A General Election would be damaging. Let the dust settle, allow Parliament to reform and allow a proper opposition to the Tories build. It's better for our democracy.

http://shanecroucher.wordpress.com/2009/06/05/a-general-election-now-is-not-good-for-britain/

Anonymous said...

Shane, you are yet another apparatchik who is afraid of an election because you know you'd lose it. How could a general election be anymore damaging than the current debacle we are witnessing as the Labour party tears itself apart. This afront to democracy. As the county council and now the European elections have shown, Gordon Brown and Labour have no mandate whatsoever from the country to govern. The people want an election, and they want it now!

shanecroucher said...

Anonymous.

I'm not a Labour supporter or member. Surely, an election now, with no actual reform being pushed through, be it parliamentary or electoral, would mean that the issue gets brushed under the carpet. I don't trust the Tories to, once they come in, actually change anything. Elect them now and they can put off making changes for 5 years. Labour have a year left, at most. The Tories and Lib Dems will push for reform to look in to touch with the people, who want changes to our system made. Labour will legislate and claim that they are the ones who are taking action. Thus reform can occur.

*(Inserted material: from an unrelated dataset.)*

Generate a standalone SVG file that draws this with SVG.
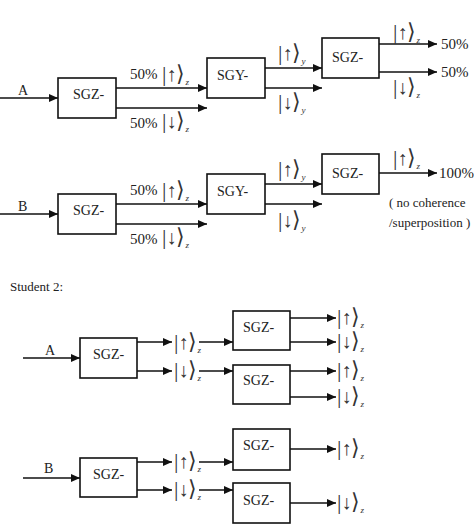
<svg xmlns="http://www.w3.org/2000/svg" width="474" height="528" viewBox="0 0 474 528" font-family="'Liberation Serif', 'Times New Roman', Times, serif">
<defs>
<marker id="ah" viewBox="0 0 9 8" markerWidth="9" markerHeight="8" refX="9" refY="4" orient="auto" markerUnits="userSpaceOnUse">
<path d="M0,0 L9,4 L0,8 z" fill="#111"/>
</marker>
<style>
.box{fill:#fff;stroke:#111;stroke-width:1.6}
.ln{stroke:#111;stroke-width:1.3;fill:none;marker-end:url(#ah)}
text{font-family:'Liberation Serif','Times New Roman',Times,serif;fill:#222}
.t{font-size:14px}
.p{font-size:15px}
.s{font-size:13px}
.ket{fill:#333;font-size:22px}
.ar{font-size:20px}
.sub{font-size:9px;font-style:italic}
</style>
</defs>
<rect width="474" height="528" fill="#fff"/>

<g id="connectors">
<line class="ln" x1="0" y1="98" x2="58" y2="98"/>
<line class="ln" x1="116" y1="88" x2="207" y2="88"/>
<line class="ln" x1="116" y1="108" x2="207" y2="108"/>
<line class="ln" x1="265" y1="68" x2="322" y2="68"/>
<line class="ln" x1="265" y1="88" x2="322" y2="88"/>
<line class="ln" x1="379" y1="44" x2="437" y2="44"/>
<line class="ln" x1="379" y1="72" x2="437" y2="72"/>
<line class="ln" x1="0" y1="214" x2="58" y2="214"/>
<line class="ln" x1="116" y1="204" x2="207" y2="204"/>
<line class="ln" x1="116" y1="224" x2="207" y2="224"/>
<line class="ln" x1="265" y1="184" x2="322" y2="184"/>
<line class="ln" x1="265" y1="204" x2="322" y2="204"/>
<line class="ln" x1="379" y1="173" x2="437" y2="173"/>
<line class="ln" x1="23" y1="358" x2="80" y2="358"/>
<line class="ln" x1="137" y1="342" x2="172" y2="342"/>
<line class="ln" x1="137" y1="371" x2="172" y2="371"/>
<line class="ln" x1="199" y1="342" x2="233" y2="342"/>
<line class="ln" x1="199" y1="371" x2="233" y2="371"/>
<line class="ln" x1="290" y1="318" x2="336" y2="318"/>
<line class="ln" x1="290" y1="342" x2="336" y2="342"/>
<line class="ln" x1="290" y1="371" x2="336" y2="371"/>
<line class="ln" x1="290" y1="397" x2="336" y2="397"/>
<line class="ln" x1="23" y1="478" x2="80" y2="478"/>
<line class="ln" x1="137" y1="462" x2="172" y2="462"/>
<line class="ln" x1="137" y1="490" x2="172" y2="490"/>
<line class="ln" x1="199" y1="462" x2="233" y2="462"/>
<line class="ln" x1="199" y1="490" x2="233" y2="490"/>
<line class="ln" x1="290" y1="449" x2="336" y2="449"/>
<line class="ln" x1="290" y1="503" x2="336" y2="503"/>
</g>

<g id="s1a-sgz1"><rect class="box" x="58" y="78" width="58" height="40"/><text class="t" x="73" y="99">SGZ-</text></g>
<g id="s1a-sgy"><rect class="box" x="207" y="58" width="58" height="40"/><text class="t" x="217" y="80">SGY-</text></g>
<g id="s1a-sgz2"><rect class="box" x="322" y="38" width="57" height="40"/><text class="t" x="332" y="62">SGZ-</text></g>
<g id="s1a-labels">
<text class="t" x="18" y="95">A</text>
<text class="p" x="130" y="79">50%</text>
<text class="ket" x="162" y="81">|<tspan class="ar">↑</tspan>⟩<tspan class="sub" dy="4">z</tspan></text>
<text class="p" x="130" y="128">50%</text>
<text class="ket" x="162" y="128">|<tspan class="ar">↓</tspan>⟩<tspan class="sub" dy="4">z</tspan></text>
<text class="ket" x="278" y="60">|<tspan class="ar">↑</tspan>⟩<tspan class="sub" dy="4">y</tspan></text>
<text class="ket" x="278" y="109">|<tspan class="ar">↓</tspan>⟩<tspan class="sub" dy="4">y</tspan></text>
<text class="ket" x="393" y="39">|<tspan class="ar">↑</tspan>⟩<tspan class="sub" dy="4">z</tspan></text>
<text class="ket" x="393" y="94">|<tspan class="ar">↓</tspan>⟩<tspan class="sub" dy="4">z</tspan></text>
<text class="p" x="441" y="49">50%</text>
<text class="p" x="441" y="77">50%</text>
</g>

<g id="s1b-sgz1"><rect class="box" x="58" y="194" width="58" height="40"/><text class="t" x="73" y="215">SGZ-</text></g>
<g id="s1b-sgy"><rect class="box" x="207" y="174" width="58" height="40"/><text class="t" x="217" y="196">SGY-</text></g>
<g id="s1b-sgz2"><rect class="box" x="322" y="154" width="57" height="40"/><text class="t" x="332" y="178">SGZ-</text></g>
<g id="s1b-labels">
<text class="t" x="18" y="211">B</text>
<text class="p" x="130" y="195">50%</text>
<text class="ket" x="162" y="197">|<tspan class="ar">↑</tspan>⟩<tspan class="sub" dy="4">z</tspan></text>
<text class="p" x="130" y="244">50%</text>
<text class="ket" x="162" y="244">|<tspan class="ar">↓</tspan>⟩<tspan class="sub" dy="4">z</tspan></text>
<text class="ket" x="278" y="176">|<tspan class="ar">↑</tspan>⟩<tspan class="sub" dy="4">y</tspan></text>
<text class="ket" x="278" y="227">|<tspan class="ar">↓</tspan>⟩<tspan class="sub" dy="4">y</tspan></text>
<text class="ket" x="393" y="165">|<tspan class="ar">↑</tspan>⟩<tspan class="sub" dy="4">z</tspan></text>
<text class="p" x="439" y="178">100%</text>
<text class="s" x="389" y="207">( no coherence</text>
<text class="s" x="389" y="227">/superposition )</text>
</g>

<text class="s" x="10" y="291">Student 2:</text>

<g id="s2a-sgz1"><rect class="box" x="80" y="338" width="57" height="40"/><text class="t" x="93" y="359">SGZ-</text></g>
<g id="s2a-sgz-up"><rect class="box" x="233" y="311" width="57" height="39"/><text class="t" x="243" y="332">SGZ-</text></g>
<g id="s2a-sgz-down"><rect class="box" x="233" y="365" width="57" height="39"/><text class="t" x="243" y="385">SGZ-</text></g>
<g id="s2a-labels">
<text class="t" x="45" y="355">A</text>
<text class="ket" x="174" y="349">|<tspan class="ar">↑</tspan>⟩<tspan class="sub" dy="4">z</tspan></text>
<text class="ket" x="174" y="377">|<tspan class="ar">↓</tspan>⟩<tspan class="sub" dy="4">z</tspan></text>
<text class="ket" x="337" y="324">|<tspan class="ar">↑</tspan>⟩<tspan class="sub" dy="4">z</tspan></text>
<text class="ket" x="337" y="348">|<tspan class="ar">↓</tspan>⟩<tspan class="sub" dy="4">z</tspan></text>
<text class="ket" x="337" y="377">|<tspan class="ar">↑</tspan>⟩<tspan class="sub" dy="4">z</tspan></text>
<text class="ket" x="337" y="403">|<tspan class="ar">↓</tspan>⟩<tspan class="sub" dy="4">z</tspan></text>
</g>

<g id="s2b-sgz1"><rect class="box" x="80" y="458" width="57" height="39"/><text class="t" x="93" y="479">SGZ-</text></g>
<g id="s2b-sgz-up"><rect class="box" x="233" y="429" width="57" height="41"/><text class="t" x="243" y="450">SGZ-</text></g>
<g id="s2b-sgz-down"><rect class="box" x="233" y="483" width="57" height="40"/><text class="t" x="243" y="505">SGZ-</text></g>
<g id="s2b-labels">
<text class="t" x="44" y="473">B</text>
<text class="ket" x="174" y="468">|<tspan class="ar">↑</tspan>⟩<tspan class="sub" dy="4">z</tspan></text>
<text class="ket" x="174" y="496">|<tspan class="ar">↓</tspan>⟩<tspan class="sub" dy="4">z</tspan></text>
<text class="ket" x="337" y="455">|<tspan class="ar">↑</tspan>⟩<tspan class="sub" dy="4">z</tspan></text>
<text class="ket" x="337" y="509">|<tspan class="ar">↓</tspan>⟩<tspan class="sub" dy="4">z</tspan></text>
</g>
</svg>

Changing the government does not change the system.

The electorate are too reactionary. We need a chance to calm down and take stock of what's happening, not jump straight into a General Election.

Besides, just because Labour took a knocking, and rightly so, in the Euro and Council Elections, does not destroy the mandate with which they went to Parliament in 2005. They were given five years then, and under our system they have every right to do that full term.